The government came under pressure to link local transport plans with the planning system and to spell out the need for councils to promote sustainable transport from both Labour and Conservative peers during continuing committee stage of the Transport Bill.
Former Labour transport minister Lord Berkeley intoduced an amendment which would place a duty on local authorities 'to promote sustainable transport, including especially all forms of public passenger transport, and the conveyance of freight by rail or water, and to identify and safeguard such land as may be required for the improvement of transport infrastructure, including interchanges between modes (of transport)'.
He said he was suprised the Bill contained no mention of freight, nor a duty for local plans to incorporate sustainable transport when one of the functions of the Strategic Rail Authority was to help achieve that.
Conservative local government spokesman Lord Dixon-Smith said the Bill gave the impression the government's only concern was for buses. He wanted to ensure legislation referred to other forms of transport, including cycling and walking, and the intermodal exchange between different modes of transport.

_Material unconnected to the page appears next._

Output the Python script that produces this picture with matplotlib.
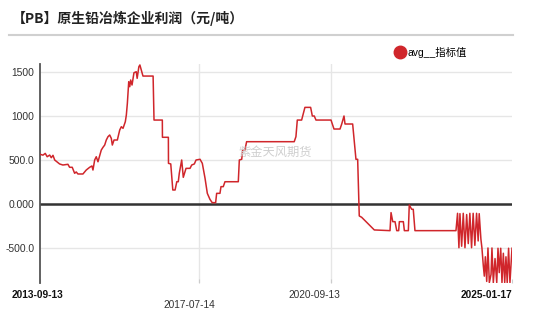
import matplotlib
matplotlib.use('Agg')
import matplotlib.pyplot as plt
import matplotlib.transforms as mtransforms
from matplotlib.lines import Line2D
import pandas as pd

plt.rcParams['font.family'] = ['Liberation Sans', 'Noto Sans CJK SC', 'DejaVu Sans']

# 数据
datas = [
    '2013-09-13', '2013-10-09', '2013-10-29', '2013-11-15', '2013-12-07', '2013-12-21',
    '2014-01-05', '2014-01-20', '2014-03-04', '2014-04-02', '2014-05-16', '2014-05-31',
    '2014-06-23', '2014-07-14', '2014-07-28', '2014-08-12', '2014-09-25', '2014-10-24',
    '2014-11-23', '2014-12-13', '2014-12-22', '2015-01-06', '2015-01-20', '2015-02-04',
    '2015-03-05', '2015-03-20', '2015-04-04', '2015-04-18', '2015-05-03', '2015-05-18',
    '2015-06-01', '2015-06-10', '2015-06-25', '2015-07-24', '2015-08-14', '2015-08-28',
    '2015-09-12', '2015-10-02', '2015-10-11', '2015-10-20', '2015-11-01', '2015-11-10',
    '2015-11-18', '2015-11-30', '2015-12-17', '2016-01-06', '2016-01-14', '2016-01-29',
    '2016-02-07', '2016-02-19', '2016-03-05', '2016-06-02', '2016-06-10', '2016-08-22',
    '2016-08-23', '2016-10-14', '2016-10-15', '2016-11-04', '2016-11-22', '2016-12-12',
    '2016-12-27', '2017-01-09', '2017-01-18', '2017-02-08', '2017-02-22', '2017-03-18',
    '2017-04-22', '2017-05-07', '2017-05-30', '2017-06-14', '2017-07-19', '2017-08-08',
    '2017-09-01', '2017-09-21', '2017-10-14', '2017-11-03', '2017-12-03', '2017-12-12',
    '2018-01-10', '2018-01-19', '2018-02-08', '2018-02-23', '2018-06-20', '2018-06-29',
    '2018-07-20', '2018-07-28', '2018-08-17', '2018-09-01', '2019-10-24', '2019-11-08',
    '2019-11-20', '2019-12-28', '2020-01-26', '2020-03-16', '2020-03-31', '2020-04-17',
    '2020-05-02', '2020-09-11', '2020-10-07', '2020-11-29', '2020-12-14', '2021-01-03',
    '2021-01-12', '2021-03-20', '2021-04-04', '2021-04-18', '2021-05-03', '2021-05-17',
    '2021-06-07', '2021-09-26', '2022-02-11', '2022-02-20', '2022-03-07', '2022-03-27',
    '2022-04-11', '2022-04-28', '2022-05-04', '2022-06-08', '2022-06-17', '2022-07-22',
    '2022-07-30', '2022-08-20', '2022-09-03', '2022-09-18', '2023-09-13', '2023-09-27',
    '2023-10-09', '2023-10-18', '2023-11-02', '2023-11-16', '2023-12-01', '2023-12-16',
    '2023-12-30', '2024-01-13', '2024-01-28', '2024-02-11', '2024-02-26', '2024-03-12',
    '2024-03-26', '2024-04-04', '2024-04-19', '2024-04-28', '2024-05-10', '2024-05-19',
    '2024-05-28', '2024-06-09', '2024-06-20', '2024-07-02', '2024-07-17', '2024-07-25',
    '2024-08-06', '2024-08-21', '2024-09-05', '2024-09-16', '2024-09-27', '2024-10-10',
    '2024-10-21', '2024-11-02', '2024-11-14', '2024-11-25', '2024-12-06', '2024-12-18',
    '2024-12-30', '2025-01-17',
]
valores = [
    565, 555, 575, 537, 556, 526,
    553, 500, 455, 443, 451, 417,
    417, 349, 364, 341, 341, 386,
    417, 432, 386, 500, 537, 480,
    613, 644, 670, 727, 765, 784,
    746, 670, 727, 727, 841, 878,
    860, 935, 1011, 1144, 1389, 1333,
    1409, 1352, 1492, 1503, 1428, 1560,
    1580, 1522, 1454, 1454, 954, 954,
    758, 758, 462, 455, 159, 159,
    253, 253, 349, 500, 303, 405,
    405, 443, 455, 500, 508, 462,
    292, 121, 53, 15, 15, 121,
    121, 197, 197, 253, 253, 500,
    508, 613, 613, 708, 708, 765,
    954, 954, 1098, 1098, 1000, 1000,
    954, 954, 852, 852, 909, 1000,
    909, 909, 708, 508, 508, -136,
    -151, -295, -303, -98, -201, -201,
    -303, -303, -201, -201, -303, -303,
    -11, -60, -60, -303, -303, -106,
    -497, -110, -480, -106, -497, -120,
    -450, -106, -497, -106, -470, -106,
    -420, -110, -400, -500, -700, -820,
    -600, -880, -500, -894, -800, -500,
    -894, -620, -894, -503, -780, -503,
    -894, -560, -894, -600, -894, -503,
    -894, -503,
]
datas_ticks = ['2013-09-13', '2017-07-14', '2020-09-13', '2025-01-17']
y_ticks = [-500, 0, 500, 1000, 1500]
y_labels = ['-500.0', '0.000', '500.0', '1000', '1500']

cor = '#d0262b'

fig = plt.figure(figsize=(5.5, 3.11), dpi=100)
ax = fig.add_axes([40 / 550, 1 - 283 / 311, 472 / 550, 219 / 311])

x = pd.to_datetime(datas)
xt = pd.to_datetime(datas_ticks)

ax.plot(x, valores, color=cor, lw=1.1, zorder=3)
ax.axhline(0, color='#333333', lw=1.8, zorder=2)
for d in xt[1:3]:
    ax.axvline(d, color='#e6e6e6', lw=1, zorder=0)

ax.set_xlim(xt[0], xt[-1])
ax.set_ylim(-898, 1591)

ax.set_yticks(y_ticks)
ax.set_yticklabels(y_labels)
ax.grid(axis='y', color='#e6e6e6', lw=1, zorder=0)
ax.tick_params(axis='y', length=0, pad=4, labelsize=7.4, labelcolor='#333333')

ax.set_xticks(xt)
ax.set_xticklabels(datas_ticks)
ax.tick_params(axis='x', length=3, direction='in', color='#cccccc', pad=5,
               labelsize=7.3, labelcolor='#333333')
rotulos = ax.get_xticklabels()
rotulos[0].set_fontweight('bold')
rotulos[0].set_color('#111111')
rotulos[-1].set_fontweight('bold')
rotulos[-1].set_color('#111111')
rotulos[-1].set_horizontalalignment('right')
deslocamentos = [(-2, 0), (-10, -10), (-17, 0), (0, 0)]
for rot, (dx, dy) in zip(rotulos, deslocamentos):
    rot.set_transform(rot.get_transform() +
                      mtransforms.ScaledTranslation(dx / 100, dy / 100, fig.dpi_scale_trans))

for lado in ['top', 'right', 'bottom']:
    ax.spines[lado].set_visible(False)
ax.spines['left'].set_color('#555555')
ax.spines['left'].set_linewidth(1.3)

# título e linha separadora
fig.text(12 / 550, 1 - 18 / 311, '【PB】原生铅冶炼企业利润（元/吨）', fontsize=10,
         fontweight='bold', va='center', color='#222222',
         family=['Noto Sans CJK SC', 'DejaVu Sans'])
fig.add_artist(Line2D([9 / 550, 513 / 550], [1 - 35 / 311, 1 - 35 / 311],
                      color='#d0d0d0', lw=1.5))

# legenda
marcador = Line2D([], [], marker='o', color=cor, ls='', ms=9)
ax.legend(handles=[marcador], labels=['avg__指标值'], loc='center left',
          bbox_to_anchor=(390 / 550, 1 - 52 / 311), bbox_transform=fig.transFigure,
          frameon=False, borderpad=0, handlelength=1, handletextpad=0.2,
          prop={'size': 7.5, 'family': ['Liberation Sans', 'Noto Sans CJK SC']})

# marca d'água
fig.text(275 / 550, 1 - 152 / 311, '紫金天风期货', fontsize=8.8, color='#cfcfcf',
         ha='center', va='center', family=['Noto Sans CJK SC'], zorder=1)

fig.savefig('out.png', dpi=100)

He also moved an amendemnt designed to involve the planning process to ensure consistency between local and district strategic transport plans.
Liberal Democrat Lord Bradshaw, who described himself as 'a veteran of structure planning in county councils', said: 'I can vouch for the fact that everybody is in favour of extending park-and-ride schemes, of getting more freight on to the railway and of extending station car parks. However, when you try to implement any of those policies, they are always fought tooth and nail at ground level.
'It is important that if we are to have a strategy for encouraging park-and-ride schemes, freight terminals and station car parks, they must find their way into the planning process at the earliest possible moment.'
DETR minister Lord Whitty said guidance to local authorities left a lot to the discretion of local authorities. The more detail on the face of the Bill, the less flexibility there was.
The amendments were withdrawn, but Lord Berkeley urged the minister to reconsider, and warned he might return to the issue on third reading.